Instructions for the task: Quote the whole listing exactly. Leave the pictures out of your copy.
** Start of Material provided **
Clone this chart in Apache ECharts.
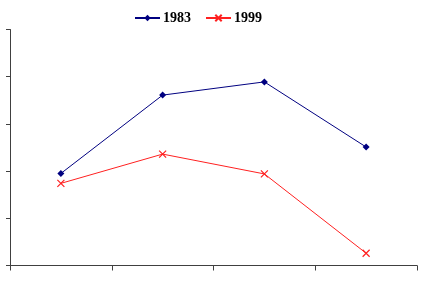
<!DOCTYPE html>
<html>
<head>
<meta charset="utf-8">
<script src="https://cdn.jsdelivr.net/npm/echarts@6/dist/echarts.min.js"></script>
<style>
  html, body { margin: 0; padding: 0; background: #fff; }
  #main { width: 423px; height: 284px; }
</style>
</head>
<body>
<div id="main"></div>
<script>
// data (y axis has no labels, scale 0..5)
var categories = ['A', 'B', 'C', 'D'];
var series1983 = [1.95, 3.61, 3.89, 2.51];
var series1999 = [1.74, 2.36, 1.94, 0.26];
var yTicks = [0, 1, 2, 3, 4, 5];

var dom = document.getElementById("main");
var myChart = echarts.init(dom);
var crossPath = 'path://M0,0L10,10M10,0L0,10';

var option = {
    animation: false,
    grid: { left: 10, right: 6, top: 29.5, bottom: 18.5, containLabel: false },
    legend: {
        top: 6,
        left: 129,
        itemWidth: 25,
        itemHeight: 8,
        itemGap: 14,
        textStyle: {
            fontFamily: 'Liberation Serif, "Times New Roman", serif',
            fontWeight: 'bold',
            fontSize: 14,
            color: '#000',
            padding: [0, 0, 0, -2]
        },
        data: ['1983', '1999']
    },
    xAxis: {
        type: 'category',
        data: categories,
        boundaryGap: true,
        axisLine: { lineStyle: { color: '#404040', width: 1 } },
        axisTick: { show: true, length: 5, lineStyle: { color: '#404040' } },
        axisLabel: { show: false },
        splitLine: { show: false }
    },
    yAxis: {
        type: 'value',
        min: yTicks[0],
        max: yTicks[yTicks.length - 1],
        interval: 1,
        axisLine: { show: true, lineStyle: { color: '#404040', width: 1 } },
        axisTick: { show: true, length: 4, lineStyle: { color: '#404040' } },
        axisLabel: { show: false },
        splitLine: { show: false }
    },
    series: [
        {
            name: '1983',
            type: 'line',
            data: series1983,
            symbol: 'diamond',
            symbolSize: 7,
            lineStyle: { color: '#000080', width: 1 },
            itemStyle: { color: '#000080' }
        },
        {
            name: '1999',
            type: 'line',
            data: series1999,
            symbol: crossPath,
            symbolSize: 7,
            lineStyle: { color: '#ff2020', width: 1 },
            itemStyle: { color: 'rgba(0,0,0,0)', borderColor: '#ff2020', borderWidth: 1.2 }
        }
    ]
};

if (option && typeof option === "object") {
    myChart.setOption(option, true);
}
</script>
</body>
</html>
** End of Material provided **
Solved exercise:
Clone this chart in Apache ECharts.
<!DOCTYPE html>
<html>
<head>
<meta charset="utf-8">
<script src="https://cdn.jsdelivr.net/npm/echarts@6/dist/echarts.min.js"></script>
<style>
  html, body { margin: 0; padding: 0; background: #fff; }
  #main { width: 423px; height: 284px; }
</style>
</head>
<body>
<div id="main"></div>
<script>
// data (y axis has no labels, scale 0..5)
var categories = ['A', 'B', 'C', 'D'];
var series1983 = [1.95, 3.61, 3.89, 2.51];
var series1999 = [1.74, 2.36, 1.94, 0.26];
var yTicks = [0, 1, 2, 3, 4, 5];

var dom = document.getElementById("main");
var myChart = echarts.init(dom);
var crossPath = 'path://M0,0L10,10M10,0L0,10';

var option = {
    animation: false,
    grid: { left: 10, right: 6, top: 29.5, bottom: 18.5, containLabel: false },
    legend: {
        top: 6,
        left: 129,
        itemWidth: 25,
        itemHeight: 8,
        itemGap: 14,
        textStyle: {
            fontFamily: 'Liberation Serif, "Times New Roman", serif',
            fontWeight: 'bold',
            fontSize: 14,
            color: '#000',
            padding: [0, 0, 0, -2]
        },
        data: ['1983', '1999']
    },
    xAxis: {
        type: 'category',
        data: categories,
        boundaryGap: true,
        axisLine: { lineStyle: { color: '#404040', width: 1 } },
        axisTick: { show: true, length: 5, lineStyle: { color: '#404040' } },
        axisLabel: { show: false },
        splitLine: { show: false }
    },
    yAxis: {
        type: 'value',
        min: yTicks[0],
        max: yTicks[yTicks.length - 1],
        interval: 1,
        axisLine: { show: true, lineStyle: { color: '#404040', width: 1 } },
        axisTick: { show: true, length: 4, lineStyle: { color: '#404040' } },
        axisLabel: { show: false },
        splitLine: { show: false }
    },
    series: [
        {
            name: '1983',
            type: 'line',
            data: series1983,
            symbol: 'diamond',
            symbolSize: 7,
            lineStyle: { color: '#000080', width: 1 },
            itemStyle: { color: '#000080' }
        },
        {
            name: '1999',
            type: 'line',
            data: series1999,
            symbol: crossPath,
            symbolSize: 7,
            lineStyle: { color: '#ff2020', width: 1 },
            itemStyle: { color: 'rgba(0,0,0,0)', borderColor: '#ff2020', borderWidth: 1.2 }
        }
    ]
};

if (option && typeof option === "object") {
    myChart.setOption(option, true);
}
</script>
</body>
</html>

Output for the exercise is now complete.